-- Data provided start --
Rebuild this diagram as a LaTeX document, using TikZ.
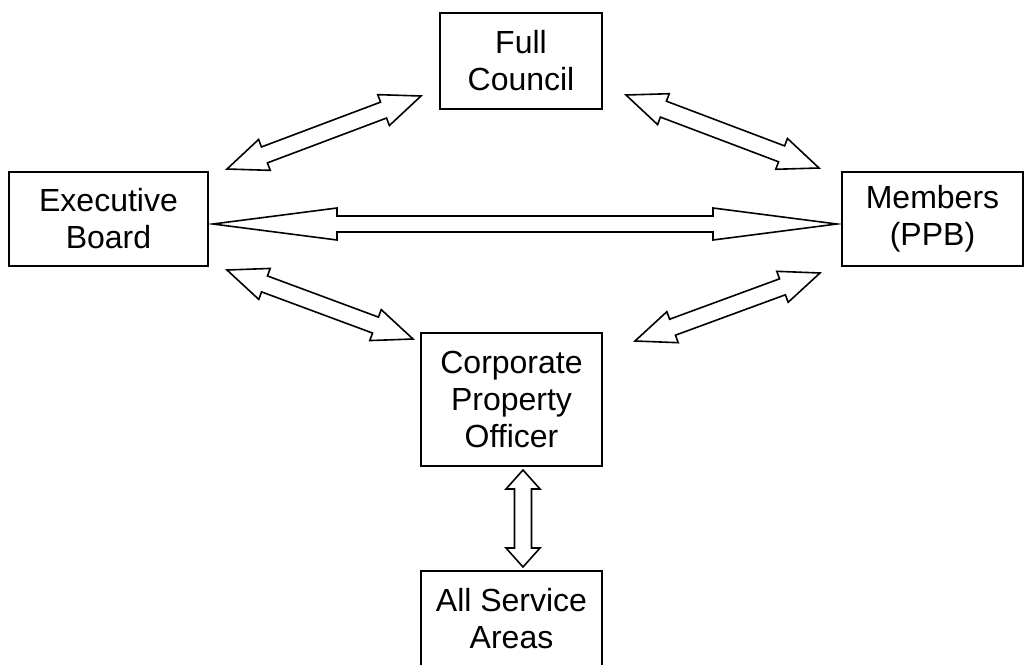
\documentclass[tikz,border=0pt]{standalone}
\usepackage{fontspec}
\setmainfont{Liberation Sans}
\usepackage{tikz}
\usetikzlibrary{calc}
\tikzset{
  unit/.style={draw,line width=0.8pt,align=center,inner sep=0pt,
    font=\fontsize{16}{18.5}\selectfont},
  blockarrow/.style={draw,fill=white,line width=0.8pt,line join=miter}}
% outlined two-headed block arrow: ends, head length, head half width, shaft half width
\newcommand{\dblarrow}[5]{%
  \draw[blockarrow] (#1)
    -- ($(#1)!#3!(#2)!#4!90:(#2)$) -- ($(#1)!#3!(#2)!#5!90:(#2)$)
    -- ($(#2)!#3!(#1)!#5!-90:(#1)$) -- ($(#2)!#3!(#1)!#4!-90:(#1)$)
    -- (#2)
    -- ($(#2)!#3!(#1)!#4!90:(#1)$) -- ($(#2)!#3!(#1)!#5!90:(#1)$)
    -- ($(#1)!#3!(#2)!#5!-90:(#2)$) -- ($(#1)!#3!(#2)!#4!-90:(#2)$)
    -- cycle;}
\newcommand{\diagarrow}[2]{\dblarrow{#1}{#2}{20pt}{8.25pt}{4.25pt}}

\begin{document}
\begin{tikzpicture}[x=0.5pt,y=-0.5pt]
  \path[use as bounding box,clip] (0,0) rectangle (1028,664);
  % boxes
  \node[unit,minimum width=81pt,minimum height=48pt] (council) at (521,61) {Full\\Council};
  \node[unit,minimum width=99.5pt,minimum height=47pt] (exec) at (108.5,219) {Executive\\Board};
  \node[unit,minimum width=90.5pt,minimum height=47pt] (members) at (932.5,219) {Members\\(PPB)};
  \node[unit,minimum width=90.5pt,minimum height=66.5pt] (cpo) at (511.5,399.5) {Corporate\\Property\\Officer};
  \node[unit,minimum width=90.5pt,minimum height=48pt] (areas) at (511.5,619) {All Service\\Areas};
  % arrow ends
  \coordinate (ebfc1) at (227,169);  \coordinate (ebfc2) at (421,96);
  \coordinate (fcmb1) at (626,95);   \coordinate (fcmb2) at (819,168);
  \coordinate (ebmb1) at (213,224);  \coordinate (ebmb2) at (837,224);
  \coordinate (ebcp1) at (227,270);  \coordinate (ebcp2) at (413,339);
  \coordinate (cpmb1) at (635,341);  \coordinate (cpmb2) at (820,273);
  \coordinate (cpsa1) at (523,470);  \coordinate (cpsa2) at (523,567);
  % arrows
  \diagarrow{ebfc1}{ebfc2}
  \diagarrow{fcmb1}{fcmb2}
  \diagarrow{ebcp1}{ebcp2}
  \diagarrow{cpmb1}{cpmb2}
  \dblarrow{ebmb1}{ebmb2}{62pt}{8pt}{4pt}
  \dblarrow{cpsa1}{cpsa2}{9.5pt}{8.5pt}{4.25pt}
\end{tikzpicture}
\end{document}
-- Data provided end --
> _Job_
Quote in full the listing given above; the images are to be left out.

> _Full solution_
Rebuild this diagram as a LaTeX document, using TikZ.
\documentclass[tikz,border=0pt]{standalone}
\usepackage{fontspec}
\setmainfont{Liberation Sans}
\usepackage{tikz}
\usetikzlibrary{calc}
\tikzset{
  unit/.style={draw,line width=0.8pt,align=center,inner sep=0pt,
    font=\fontsize{16}{18.5}\selectfont},
  blockarrow/.style={draw,fill=white,line width=0.8pt,line join=miter}}
% outlined two-headed block arrow: ends, head length, head half width, shaft half width
\newcommand{\dblarrow}[5]{%
  \draw[blockarrow] (#1)
    -- ($(#1)!#3!(#2)!#4!90:(#2)$) -- ($(#1)!#3!(#2)!#5!90:(#2)$)
    -- ($(#2)!#3!(#1)!#5!-90:(#1)$) -- ($(#2)!#3!(#1)!#4!-90:(#1)$)
    -- (#2)
    -- ($(#2)!#3!(#1)!#4!90:(#1)$) -- ($(#2)!#3!(#1)!#5!90:(#1)$)
    -- ($(#1)!#3!(#2)!#5!-90:(#2)$) -- ($(#1)!#3!(#2)!#4!-90:(#2)$)
    -- cycle;}
\newcommand{\diagarrow}[2]{\dblarrow{#1}{#2}{20pt}{8.25pt}{4.25pt}}

\begin{document}
\begin{tikzpicture}[x=0.5pt,y=-0.5pt]
  \path[use as bounding box,clip] (0,0) rectangle (1028,664);
  % boxes
  \node[unit,minimum width=81pt,minimum height=48pt] (council) at (521,61) {Full\\Council};
  \node[unit,minimum width=99.5pt,minimum height=47pt] (exec) at (108.5,219) {Executive\\Board};
  \node[unit,minimum width=90.5pt,minimum height=47pt] (members) at (932.5,219) {Members\\(PPB)};
  \node[unit,minimum width=90.5pt,minimum height=66.5pt] (cpo) at (511.5,399.5) {Corporate\\Property\\Officer};
  \node[unit,minimum width=90.5pt,minimum height=48pt] (areas) at (511.5,619) {All Service\\Areas};
  % arrow ends
  \coordinate (ebfc1) at (227,169);  \coordinate (ebfc2) at (421,96);
  \coordinate (fcmb1) at (626,95);   \coordinate (fcmb2) at (819,168);
  \coordinate (ebmb1) at (213,224);  \coordinate (ebmb2) at (837,224);
  \coordinate (ebcp1) at (227,270);  \coordinate (ebcp2) at (413,339);
  \coordinate (cpmb1) at (635,341);  \coordinate (cpmb2) at (820,273);
  \coordinate (cpsa1) at (523,470);  \coordinate (cpsa2) at (523,567);
  % arrows
  \diagarrow{ebfc1}{ebfc2}
  \diagarrow{fcmb1}{fcmb2}
  \diagarrow{ebcp1}{ebcp2}
  \diagarrow{cpmb1}{cpmb2}
  \dblarrow{ebmb1}{ebmb2}{62pt}{8pt}{4pt}
  \dblarrow{cpsa1}{cpsa2}{9.5pt}{8.5pt}{4.25pt}
\end{tikzpicture}
\end{document}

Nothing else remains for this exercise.